Due notizie complementari: la prima relativa al fatto che al Museo del Novecento di Milano la direzione chiude le sale espositive dell’arte cinetica e programmata e liquida le opere non acquistate restituendole agli artisti o ai loro eredi, e la seconda è il rumore suscitato da un’ambigua mostra intitolata “Paraventi”, allestita alla Fondazione Prada, sempre a Milano.
L’arte e il mercato
A che serve sottolineare che, al di là del valore del movimento cinetico, in effetti si oscura qualcosa di cui il mercato non sa più che farsi, perché ingombrante, difficilmente esponibile in spazi che non siano museali e in sostanza “sorpassato”, mentre in contemporanea si pompa una materia che poco ha a che vedere con la cultura occidentale, ma perfettamente adatta ai tempi consumistici e volgari che stiamo attraversando?
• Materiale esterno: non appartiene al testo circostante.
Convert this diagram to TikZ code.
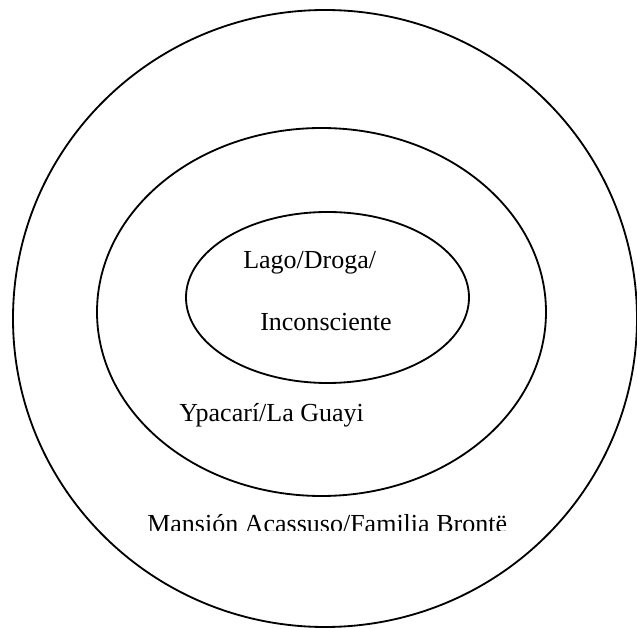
\documentclass[tikz,border=0pt]{standalone}
\usepackage{fontspec}
\setmainfont{Liberation Serif}
\usetikzlibrary{shapes.geometric}
\tikzset{ring/.style={draw, ellipse, line width=1.3pt, inner sep=0pt},
  lbl/.style={anchor=base west, inner sep=0pt, font=\fontsize{18.5}{22}\selectfont}}
\begin{document}
\begin{tikzpicture}
\useasboundingbox (0,0) rectangle (15.925,15.725);
\node [ring, minimum width=15.6cm, minimum height=15.425cm] (outer) at (8.125,7.7625) {};
\node [ring, minimum width=11.225cm, minimum height=9.2cm] (middle) at (8.0375,7.925) {};
\node [ring, minimum width=7.075cm, minimum height=4.275cm] (inner) at (8.1875,8.2875) {};
\node [lbl] (lago) at (6.075,9.0) {Lago/Droga/};
\node [lbl] (incons) at (6.5,7.45) {Inconsciente};
\node [lbl] (ypa) at (4.475,5.175) {Ypacarí/La Guayi};
\begin{scope}
\clip (0,2.45) rectangle (15.925,15.725);
\node [lbl] (mansion) at (3.675,2.4) {Mansión Acassuso/Familia Brontë};
\end{scope}
\end{tikzpicture}
\end{document}
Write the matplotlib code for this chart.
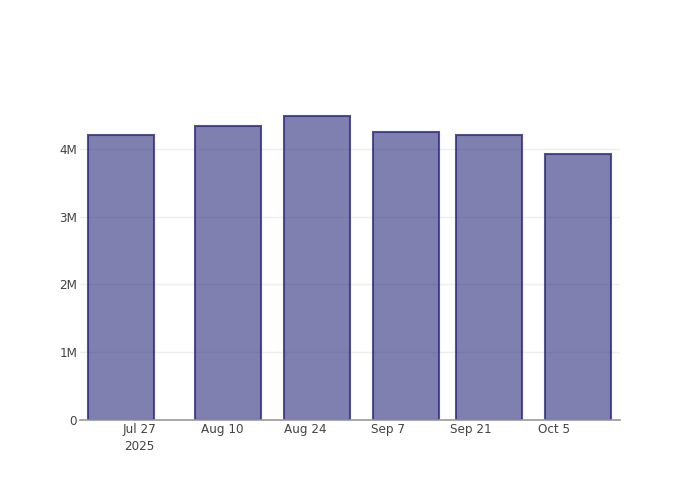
import matplotlib
matplotlib.use("Agg")
import matplotlib.pyplot as plt
import matplotlib.dates as mdates
import numpy as np
import datetime as dt

plt.rcParams['font.family'] = ['DejaVu Sans']

dates = ["2025-07-24", "2025-08-11", "2025-08-26", "2025-09-10", "2025-09-24", "2025-10-09"]
values = [4.20e6, 4.345e6, 4.48e6, 4.25e6, 4.21e6, 3.93e6]
tick_dates = ["2025-07-27", "2025-08-10", "2025-08-24", "2025-09-07", "2025-09-21", "2025-10-05"]
tick_labels = ["Jul 27\n2025", "Aug 10", "Aug 24", "Sep 7", "Sep 21", "Oct 5"]
y_ticks = [0, 1e6, 2e6, 3e6, 4e6]
y_labels = ["0", "1M", "2M", "3M", "4M"]

xd = [mdates.date2num(dt.datetime.strptime(d, "%Y-%m-%d")) for d in dates]
xt = [mdates.date2num(dt.datetime.strptime(d, "%Y-%m-%d")) for d in tick_dates]

fig = plt.figure(figsize=(7, 5), dpi=100)
ax = fig.add_axes([80/700, 80/500, 540/700, 320/500])

width = 0.8 * np.min(np.diff(xd))
ax.bar(xd, values, width=width, color=(42/255, 43/255, 123/255, 0.6),
       edgecolor=(42/255, 43/255, 123/255, 0.8), linewidth=1.5, zorder=3)

ax.set_xlim(xt[0] - 9.95, xt[0] + 81.1)
ax.set_ylim(0, 4.723e6)

ax.set_yticks(y_ticks)
ax.set_yticklabels(y_labels)
ax.set_xticks(xt)
ax.set_xticklabels(tick_labels)
for lab in ax.get_xticklabels():
    lab.set_linespacing(1.35)

ax.grid(axis='y', color='#eeeeee', linewidth=1, zorder=0)
for s in ['top', 'right', 'left']:
    ax.spines[s].set_visible(False)
ax.spines['bottom'].set_color('#999999')
ax.spines['bottom'].set_linewidth(1.2)
ax.spines['bottom'].set_zorder(4)
ax.tick_params(axis='both', length=0, colors='#444444', labelsize=8.64)
ax.tick_params(axis='x', pad=2.5)
ax.tick_params(axis='y', pad=2)

fig.savefig("out.png", dpi=100)
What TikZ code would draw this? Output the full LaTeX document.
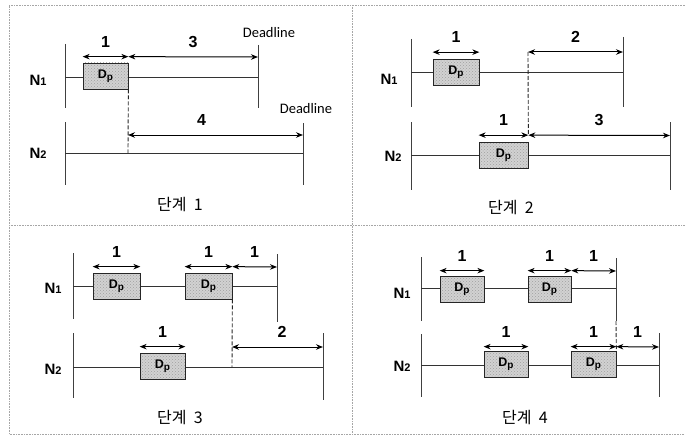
\documentclass[tikz,border=0pt]{standalone}
\usepackage{fontspec}
\setmainfont{Liberation Sans}
\newfontfamily\krfont{Noto Sans CJK KR}
\newfontfamily\dlfont{Carlito}
\usetikzlibrary{arrows.meta,patterns}
\newcommand{\numfont}{\fontsize{16}{16}\selectfont\bfseries}
\newcommand{\nlab}[1]{{\fontsize{15}{15}\selectfont\bfseries N}{\fontsize{11}{11}\selectfont\bfseries #1}}
\newcommand{\dpl}{{\fontsize{12.5}{12.5}\selectfont\bfseries D\raisebox{-2pt}{\fontsize{10}{10}\selectfont p}}}

\begin{document}
\begin{tikzpicture}[x=1pt, y=-1pt,
  >={Stealth[length=7pt, width=5.5pt]},
  dp/.style={draw=black!85, line width=0.7pt, preaction={fill=gray!35}, pattern=crosshatch dots,
             pattern color=gray!75, minimum width=45pt, minimum height=26pt, inner sep=0pt},
  tl/.style={draw=black!80, line width=0.6pt},
  lim/.style={draw=black!75, line width=1pt},
  dur/.style={<->, line width=1pt},
  dep/.style={dash pattern=on 4pt off 2pt, line width=0.9pt, black!85},
  num/.style={font=\numfont, inner sep=1pt, above=8pt},
  dl/.style={font=\dlfont\fontsize{14.5}{14.5}\selectfont},
  stage/.style={font=\krfont\fontsize{16}{16}\selectfont},
  frame/.style={draw=gray!70, densely dotted, line width=0.6pt}]
\useasboundingbox (0,0) rectangle (685,436);
% ---------------- frame
\draw[frame] (685,5) -- (9,5) -- (9,434) -- (685,434);
\draw[frame] (352,5) -- (352,434);
\draw[frame] (9,225) -- (685,225);
% ---------------- stage 1
\draw[lim] (65,44) -- (65,108);
\draw[lim] (258,45) -- (258,108);
\draw[lim] (65,122) -- (65,185);
\draw[lim] (303,123) -- (303,185);
\draw[tl] (65,77) -- (258,77);
\draw[tl] (65,153) -- (303,153);
\node[dp] (a1) at (105.5,76) {\dpl};
\node (na1) at (38,80) {\nlab{1}};
\node (na2) at (38,153) {\nlab{2}};
\node[dl] (dla) at (269,33) {Deadline};
\node[dl] (dlb) at (306,109) {Deadline};
\coordinate (ta) at (128,135);
\draw[dur] ([yshift=6pt]a1.north west) -- node[num] {1} ([yshift=6pt]a1.north east);
\draw[dur] ([yshift=6pt]a1.north east) -- node[num] {3} (258,57);
\draw[dep] (a1.south east) -- (128,153);
\draw[dur] (ta) -- node[num, pos=0.42] {4} (303,135);
\node[stage] (s1) at (180,205) {단계\hspace{0.45em}1};
% ---------------- stage 2
\draw[lim] (411,39) -- (411,107);
\draw[lim] (623,37) -- (623,107);
\draw[lim] (411,122) -- (411,190);
\draw[lim] (670,122) -- (670,190);
\draw[tl] (411,72) -- (623,72);
\draw[tl] (411,155) -- (670,155);
\node[dp, minimum width=46pt] (b1) at (456,72) {\dpl};
\node[dp, minimum width=49pt] (b2) at (503.5,155) {\dpl};
\node (nb1) at (389,79) {\nlab{1}};
\node (nb2) at (393,156) {\nlab{2}};
\coordinate (tb) at (528,52);
\draw[dur] ([yshift=6.5pt]b1.north west) -- node[num] {1} ([yshift=6.5pt]b1.north east);
\draw[dep] (tb) -- ([yshift=6.5pt]b2.north east);
\draw[dur] (tb) -- node[num] {2} (623,52);
\draw[dur] ([yshift=6.5pt]b2.north west) -- node[num] {1} ([yshift=6.5pt]b2.north east);
\draw[dur] ([yshift=6.5pt]b2.north east) -- node[num] {3} (670,135.5);
\node[stage] (s2) at (511,208) {단계\hspace{0.45em}2};
% ---------------- stage 3
\draw[lim] (73,253) -- (73,319);
\draw[lim] (277,254) -- (277,322);
\draw[lim] (73,333) -- (73,398);
\draw[lim] (323,333) -- (323,400);
\draw[tl] (73,286) -- (277,286);
\draw[tl] (73,367) -- (323,367);
\node[dp, minimum width=47pt] (c1) at (116.5,286) {\dpl};
\node[dp, minimum width=47pt] (c2) at (208.5,286) {\dpl};
\node[dp] (c3) at (162.5,366) {\dpl};
\node (nc1) at (53,288) {\nlab{1}};
\node (nc2) at (53,369) {\nlab{2}};
\coordinate (tc) at (232,347);
\draw[dur] ([yshift=6pt]c1.north west) -- node[num] {1} ([yshift=6pt]c1.north east);
\draw[dur] ([yshift=6pt]c2.north west) -- node[num] {1} ([yshift=6pt]c2.north east);
\draw[dur] ([yshift=6pt]c2.north east) -- node[num] {1} (277,267);
\draw[dep] (c2.south east) -- (232,367);
\draw[dur] ([yshift=6pt]c3.north west) -- node[num] {1} ([yshift=6pt]c3.north east);
\draw[dur] (tc) -- node[num, pos=0.55] {2} (323,347);
\node[stage] (s3) at (180,418) {단계\hspace{0.45em}3};
% ---------------- stage 4
\draw[lim] (421,257) -- (421,321);
\draw[lim] (616,258) -- (616,321);
\draw[lim] (421,334) -- (421,397);
\draw[lim] (659,333) -- (659,397);
\draw[tl] (421,288) -- (616,288);
\draw[tl] (421,365) -- (659,365);
\node[dp, minimum width=44pt] (d1) at (462,289) {\dpl};
\node[dp, minimum width=43pt] (d2) at (549.5,289) {\dpl};
\node[dp, minimum width=44pt] (d3) at (506,364.5) {\dpl};
\node[dp] (d4) at (593.5,364.5) {\dpl};
\node (nd1) at (402,293) {\nlab{1}};
\node (nd2) at (402,366) {\nlab{2}};
\draw[dur] ([yshift=5pt]d1.north west) -- node[num] {1} ([yshift=5pt]d1.north east);
\draw[dur] ([yshift=5pt]d2.north west) -- node[num] {1} ([yshift=5pt]d2.north east);
\draw[dur] ([yshift=5pt]d2.north east) -- node[num] {1} (616,271);
\draw[dep] (616,321) -- (d4.north east);
\draw[dur] ([yshift=4.5pt]d3.north west) -- node[num] {1} ([yshift=4.5pt]d3.north east);
\draw[dur] ([yshift=4.5pt]d4.north west) -- node[num] {1} ([yshift=4.5pt]d4.north east);
\draw[dur] ([yshift=4.5pt]d4.north east) -- node[num] {1} (659,347);
\node[stage] (s4) at (525,418) {단계\hspace{0.45em}4};
\end{tikzpicture}
\end{document}
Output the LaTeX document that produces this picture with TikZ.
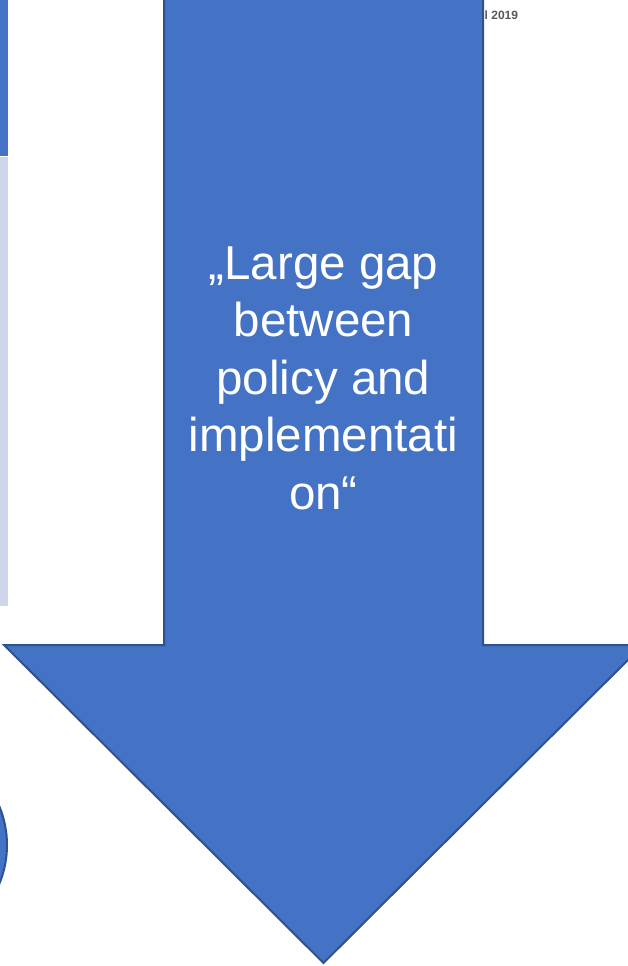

Si sa da tempo che è il mercato delle grandi gallerie a dettare le direttive delle acquisizioni nelle istituzioni museali, ma non dovrebbero essere gli enti pubblici a illustrare gli aspetti storici che riguardano la materia per cui sono stati istituiti? Fin qui niente di nuovo, ma ora il mercato si mette a comandare anche retrospettivamente.
E’ così che assume un significato illuminante anche la seconda novità: la mostra nei prestigiosi spazi privati della Fondazione summenzionata. Cortine più o meno mobili di tutti i tipi e paraventi classici, alcuni decisamente azzardati (dubito per esempio che Le Corbusier o Yves Klein ne abbiano mai costruito qualcuno e non sono i soli sui quali scende la nebbia del dubbio d’autenticità), altri parecchio estrosi concepiti per l’occasione da artisti contemporanei che hanno interpretato il tema per l’occasione anche con i nuovi mezzi digitali. Il tutto mescolato a esempi storici della cultura dell’estremo oriente, dove nelle case aperte e leggere il mobile ha una tradizione e un significato.
Quando l’arte e il mercato vanno a braccetto
Altro che lo spazio architettonico indagato dai Colombo e /co! quello intimo, privato, dietro il quale nascondere la vergogna della famosa forbice della ricchezza, sempre più scandalosamente aperta. Del resto cosa aspettarsi di diverso da un’istituzione che si accomoda felicemente sui proventi di una clientela in grado di comprarsi borsette da signora da 5.000 Euro in su? Prevedendo l’andazzo di una città in cui il lusso sfrenato ha invaso ogni angolo, con i proventi delle vendite delle borsette (si fa per dire) Prada ha costruito un grande museo. Tanto di cappello! Il privato sostituisce il pubblico quando questo latita: è naturale.
E il cerchio si chiude sul Nuovo Rinascimento: aspettiamo pazienti che Lucrezia Borgia con la sua borsetta si affacci sulla loggia vaticana a sollazzarsi della monta degli stalloni.
W Nagasawa, ma i suoi paraventi, forse gli unici che quarant’anni fa hanno tentato di dire qualcosa alla cultura occidentale (Occidente ha un’etimo profetico), non erano in mostra.